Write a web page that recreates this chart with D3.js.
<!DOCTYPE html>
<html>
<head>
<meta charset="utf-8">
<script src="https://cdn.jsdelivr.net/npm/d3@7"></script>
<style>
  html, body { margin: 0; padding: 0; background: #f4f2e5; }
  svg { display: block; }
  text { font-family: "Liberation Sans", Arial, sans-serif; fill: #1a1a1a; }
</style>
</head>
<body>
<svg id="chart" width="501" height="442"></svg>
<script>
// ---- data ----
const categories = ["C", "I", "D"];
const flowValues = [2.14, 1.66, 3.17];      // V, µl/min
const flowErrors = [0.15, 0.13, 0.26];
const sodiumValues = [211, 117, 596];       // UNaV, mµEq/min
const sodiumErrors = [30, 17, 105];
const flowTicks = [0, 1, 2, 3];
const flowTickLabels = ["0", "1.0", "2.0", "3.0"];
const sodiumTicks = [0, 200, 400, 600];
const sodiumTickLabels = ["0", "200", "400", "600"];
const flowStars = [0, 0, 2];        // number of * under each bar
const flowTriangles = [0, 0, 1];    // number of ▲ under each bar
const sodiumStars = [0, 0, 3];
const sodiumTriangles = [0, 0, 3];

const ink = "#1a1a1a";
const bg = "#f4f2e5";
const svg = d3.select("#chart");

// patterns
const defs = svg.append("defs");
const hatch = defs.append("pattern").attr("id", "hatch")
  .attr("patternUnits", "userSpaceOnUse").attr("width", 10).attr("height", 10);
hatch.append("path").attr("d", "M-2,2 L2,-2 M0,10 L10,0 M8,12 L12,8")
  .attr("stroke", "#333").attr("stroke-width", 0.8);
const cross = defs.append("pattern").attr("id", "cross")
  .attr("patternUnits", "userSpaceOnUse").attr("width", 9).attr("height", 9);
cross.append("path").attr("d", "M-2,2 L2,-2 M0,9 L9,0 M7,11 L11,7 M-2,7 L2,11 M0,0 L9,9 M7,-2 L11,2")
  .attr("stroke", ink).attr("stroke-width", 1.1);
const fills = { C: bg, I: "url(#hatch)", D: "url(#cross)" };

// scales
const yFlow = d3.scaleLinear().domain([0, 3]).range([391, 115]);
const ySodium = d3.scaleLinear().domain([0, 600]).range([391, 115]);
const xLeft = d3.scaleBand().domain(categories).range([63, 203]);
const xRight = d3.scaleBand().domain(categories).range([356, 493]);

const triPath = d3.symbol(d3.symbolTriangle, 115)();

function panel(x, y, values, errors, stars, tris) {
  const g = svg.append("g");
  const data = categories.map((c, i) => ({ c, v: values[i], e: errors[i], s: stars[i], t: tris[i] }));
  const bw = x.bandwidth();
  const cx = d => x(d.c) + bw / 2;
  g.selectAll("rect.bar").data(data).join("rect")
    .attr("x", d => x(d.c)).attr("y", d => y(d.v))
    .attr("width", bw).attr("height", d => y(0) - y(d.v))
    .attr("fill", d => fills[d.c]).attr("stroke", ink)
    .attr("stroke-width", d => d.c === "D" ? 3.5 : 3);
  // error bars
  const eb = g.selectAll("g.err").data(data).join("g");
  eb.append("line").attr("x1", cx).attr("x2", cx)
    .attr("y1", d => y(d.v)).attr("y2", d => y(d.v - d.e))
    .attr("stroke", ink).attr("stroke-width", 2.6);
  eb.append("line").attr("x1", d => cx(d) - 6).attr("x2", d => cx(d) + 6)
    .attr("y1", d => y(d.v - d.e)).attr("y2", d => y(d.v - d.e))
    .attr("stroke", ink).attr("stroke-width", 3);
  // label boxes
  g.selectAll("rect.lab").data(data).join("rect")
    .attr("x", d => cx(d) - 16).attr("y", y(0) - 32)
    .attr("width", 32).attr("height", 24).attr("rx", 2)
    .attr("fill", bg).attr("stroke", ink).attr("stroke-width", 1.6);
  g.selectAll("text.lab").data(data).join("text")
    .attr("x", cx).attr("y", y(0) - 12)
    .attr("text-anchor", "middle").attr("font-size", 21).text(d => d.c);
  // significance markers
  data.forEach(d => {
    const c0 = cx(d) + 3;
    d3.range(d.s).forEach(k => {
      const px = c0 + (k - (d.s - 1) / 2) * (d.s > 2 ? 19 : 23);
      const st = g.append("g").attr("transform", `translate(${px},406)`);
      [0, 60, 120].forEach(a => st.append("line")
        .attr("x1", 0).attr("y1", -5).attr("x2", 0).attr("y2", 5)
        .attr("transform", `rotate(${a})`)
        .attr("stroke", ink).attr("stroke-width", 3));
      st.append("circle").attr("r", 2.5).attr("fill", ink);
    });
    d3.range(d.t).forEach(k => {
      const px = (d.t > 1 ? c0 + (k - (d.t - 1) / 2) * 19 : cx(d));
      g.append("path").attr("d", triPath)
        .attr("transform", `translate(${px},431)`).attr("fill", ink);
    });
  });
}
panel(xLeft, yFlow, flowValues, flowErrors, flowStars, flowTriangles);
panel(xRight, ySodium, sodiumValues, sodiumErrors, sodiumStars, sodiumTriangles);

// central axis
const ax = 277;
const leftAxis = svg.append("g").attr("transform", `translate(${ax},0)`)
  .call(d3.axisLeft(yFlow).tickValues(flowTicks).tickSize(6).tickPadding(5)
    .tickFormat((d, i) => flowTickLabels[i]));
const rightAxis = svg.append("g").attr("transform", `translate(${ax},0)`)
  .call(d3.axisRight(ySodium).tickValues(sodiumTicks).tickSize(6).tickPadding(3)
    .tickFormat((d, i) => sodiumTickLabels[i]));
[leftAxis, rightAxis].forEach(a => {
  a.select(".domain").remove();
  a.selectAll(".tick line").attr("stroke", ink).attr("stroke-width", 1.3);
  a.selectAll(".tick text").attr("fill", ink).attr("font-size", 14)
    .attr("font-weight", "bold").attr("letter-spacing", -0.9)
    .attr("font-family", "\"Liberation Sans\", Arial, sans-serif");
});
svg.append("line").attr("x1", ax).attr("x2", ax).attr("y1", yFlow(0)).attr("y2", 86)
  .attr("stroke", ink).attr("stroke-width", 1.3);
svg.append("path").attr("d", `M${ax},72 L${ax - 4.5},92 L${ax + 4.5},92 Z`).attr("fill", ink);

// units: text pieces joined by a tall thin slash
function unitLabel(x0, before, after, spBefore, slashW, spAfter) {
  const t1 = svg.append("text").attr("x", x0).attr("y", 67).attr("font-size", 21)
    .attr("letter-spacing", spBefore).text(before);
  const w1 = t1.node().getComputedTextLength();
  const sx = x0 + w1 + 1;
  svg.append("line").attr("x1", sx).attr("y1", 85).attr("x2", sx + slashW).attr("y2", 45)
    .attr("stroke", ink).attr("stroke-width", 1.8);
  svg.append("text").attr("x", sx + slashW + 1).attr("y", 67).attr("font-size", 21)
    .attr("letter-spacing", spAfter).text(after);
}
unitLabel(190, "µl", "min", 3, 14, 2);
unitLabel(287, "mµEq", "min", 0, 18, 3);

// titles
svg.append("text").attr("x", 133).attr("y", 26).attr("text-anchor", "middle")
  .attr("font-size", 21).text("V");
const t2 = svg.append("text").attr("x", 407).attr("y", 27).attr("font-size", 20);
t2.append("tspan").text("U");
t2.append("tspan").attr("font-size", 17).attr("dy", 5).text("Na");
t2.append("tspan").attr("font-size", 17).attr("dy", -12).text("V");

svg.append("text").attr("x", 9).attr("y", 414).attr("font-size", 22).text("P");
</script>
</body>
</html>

◇ ◇ ◇

### Stated task:
Reproduce the material above without altering a single character.

### Correct result:
Write a web page that recreates this chart with D3.js.
<!DOCTYPE html>
<html>
<head>
<meta charset="utf-8">
<script src="https://cdn.jsdelivr.net/npm/d3@7"></script>
<style>
  html, body { margin: 0; padding: 0; background: #f4f2e5; }
  svg { display: block; }
  text { font-family: "Liberation Sans", Arial, sans-serif; fill: #1a1a1a; }
</style>
</head>
<body>
<svg id="chart" width="501" height="442"></svg>
<script>
// ---- data ----
const categories = ["C", "I", "D"];
const flowValues = [2.14, 1.66, 3.17];      // V, µl/min
const flowErrors = [0.15, 0.13, 0.26];
const sodiumValues = [211, 117, 596];       // UNaV, mµEq/min
const sodiumErrors = [30, 17, 105];
const flowTicks = [0, 1, 2, 3];
const flowTickLabels = ["0", "1.0", "2.0", "3.0"];
const sodiumTicks = [0, 200, 400, 600];
const sodiumTickLabels = ["0", "200", "400", "600"];
const flowStars = [0, 0, 2];        // number of * under each bar
const flowTriangles = [0, 0, 1];    // number of ▲ under each bar
const sodiumStars = [0, 0, 3];
const sodiumTriangles = [0, 0, 3];

const ink = "#1a1a1a";
const bg = "#f4f2e5";
const svg = d3.select("#chart");

// patterns
const defs = svg.append("defs");
const hatch = defs.append("pattern").attr("id", "hatch")
  .attr("patternUnits", "userSpaceOnUse").attr("width", 10).attr("height", 10);
hatch.append("path").attr("d", "M-2,2 L2,-2 M0,10 L10,0 M8,12 L12,8")
  .attr("stroke", "#333").attr("stroke-width", 0.8);
const cross = defs.append("pattern").attr("id", "cross")
  .attr("patternUnits", "userSpaceOnUse").attr("width", 9).attr("height", 9);
cross.append("path").attr("d", "M-2,2 L2,-2 M0,9 L9,0 M7,11 L11,7 M-2,7 L2,11 M0,0 L9,9 M7,-2 L11,2")
  .attr("stroke", ink).attr("stroke-width", 1.1);
const fills = { C: bg, I: "url(#hatch)", D: "url(#cross)" };

// scales
const yFlow = d3.scaleLinear().domain([0, 3]).range([391, 115]);
const ySodium = d3.scaleLinear().domain([0, 600]).range([391, 115]);
const xLeft = d3.scaleBand().domain(categories).range([63, 203]);
const xRight = d3.scaleBand().domain(categories).range([356, 493]);

const triPath = d3.symbol(d3.symbolTriangle, 115)();

function panel(x, y, values, errors, stars, tris) {
  const g = svg.append("g");
  const data = categories.map((c, i) => ({ c, v: values[i], e: errors[i], s: stars[i], t: tris[i] }));
  const bw = x.bandwidth();
  const cx = d => x(d.c) + bw / 2;
  g.selectAll("rect.bar").data(data).join("rect")
    .attr("x", d => x(d.c)).attr("y", d => y(d.v))
    .attr("width", bw).attr("height", d => y(0) - y(d.v))
    .attr("fill", d => fills[d.c]).attr("stroke", ink)
    .attr("stroke-width", d => d.c === "D" ? 3.5 : 3);
  // error bars
  const eb = g.selectAll("g.err").data(data).join("g");
  eb.append("line").attr("x1", cx).attr("x2", cx)
    .attr("y1", d => y(d.v)).attr("y2", d => y(d.v - d.e))
    .attr("stroke", ink).attr("stroke-width", 2.6);
  eb.append("line").attr("x1", d => cx(d) - 6).attr("x2", d => cx(d) + 6)
    .attr("y1", d => y(d.v - d.e)).attr("y2", d => y(d.v - d.e))
    .attr("stroke", ink).attr("stroke-width", 3);
  // label boxes
  g.selectAll("rect.lab").data(data).join("rect")
    .attr("x", d => cx(d) - 16).attr("y", y(0) - 32)
    .attr("width", 32).attr("height", 24).attr("rx", 2)
    .attr("fill", bg).attr("stroke", ink).attr("stroke-width", 1.6);
  g.selectAll("text.lab").data(data).join("text")
    .attr("x", cx).attr("y", y(0) - 12)
    .attr("text-anchor", "middle").attr("font-size", 21).text(d => d.c);
  // significance markers
  data.forEach(d => {
    const c0 = cx(d) + 3;
    d3.range(d.s).forEach(k => {
      const px = c0 + (k - (d.s - 1) / 2) * (d.s > 2 ? 19 : 23);
      const st = g.append("g").attr("transform", `translate(${px},406)`);
      [0, 60, 120].forEach(a => st.append("line")
        .attr("x1", 0).attr("y1", -5).attr("x2", 0).attr("y2", 5)
        .attr("transform", `rotate(${a})`)
        .attr("stroke", ink).attr("stroke-width", 3));
      st.append("circle").attr("r", 2.5).attr("fill", ink);
    });
    d3.range(d.t).forEach(k => {
      const px = (d.t > 1 ? c0 + (k - (d.t - 1) / 2) * 19 : cx(d));
      g.append("path").attr("d", triPath)
        .attr("transform", `translate(${px},431)`).attr("fill", ink);
    });
  });
}
panel(xLeft, yFlow, flowValues, flowErrors, flowStars, flowTriangles);
panel(xRight, ySodium, sodiumValues, sodiumErrors, sodiumStars, sodiumTriangles);

// central axis
const ax = 277;
const leftAxis = svg.append("g").attr("transform", `translate(${ax},0)`)
  .call(d3.axisLeft(yFlow).tickValues(flowTicks).tickSize(6).tickPadding(5)
    .tickFormat((d, i) => flowTickLabels[i]));
const rightAxis = svg.append("g").attr("transform", `translate(${ax},0)`)
  .call(d3.axisRight(ySodium).tickValues(sodiumTicks).tickSize(6).tickPadding(3)
    .tickFormat((d, i) => sodiumTickLabels[i]));
[leftAxis, rightAxis].forEach(a => {
  a.select(".domain").remove();
  a.selectAll(".tick line").attr("stroke", ink).attr("stroke-width", 1.3);
  a.selectAll(".tick text").attr("fill", ink).attr("font-size", 14)
    .attr("font-weight", "bold").attr("letter-spacing", -0.9)
    .attr("font-family", "\"Liberation Sans\", Arial, sans-serif");
});
svg.append("line").attr("x1", ax).attr("x2", ax).attr("y1", yFlow(0)).attr("y2", 86)
  .attr("stroke", ink).attr("stroke-width", 1.3);
svg.append("path").attr("d", `M${ax},72 L${ax - 4.5},92 L${ax + 4.5},92 Z`).attr("fill", ink);

// units: text pieces joined by a tall thin slash
function unitLabel(x0, before, after, spBefore, slashW, spAfter) {
  const t1 = svg.append("text").attr("x", x0).attr("y", 67).attr("font-size", 21)
    .attr("letter-spacing", spBefore).text(before);
  const w1 = t1.node().getComputedTextLength();
  const sx = x0 + w1 + 1;
  svg.append("line").attr("x1", sx).attr("y1", 85).attr("x2", sx + slashW).attr("y2", 45)
    .attr("stroke", ink).attr("stroke-width", 1.8);
  svg.append("text").attr("x", sx + slashW + 1).attr("y", 67).attr("font-size", 21)
    .attr("letter-spacing", spAfter).text(after);
}
unitLabel(190, "µl", "min", 3, 14, 2);
unitLabel(287, "mµEq", "min", 0, 18, 3);

// titles
svg.append("text").attr("x", 133).attr("y", 26).attr("text-anchor", "middle")
  .attr("font-size", 21).text("V");
const t2 = svg.append("text").attr("x", 407).attr("y", 27).attr("font-size", 20);
t2.append("tspan").text("U");
t2.append("tspan").attr("font-size", 17).attr("dy", 5).text("Na");
t2.append("tspan").attr("font-size", 17).attr("dy", -12).text("V");

svg.append("text").attr("x", 9).attr("y", 414).attr("font-size", 22).text("P");
</script>
</body>
</html>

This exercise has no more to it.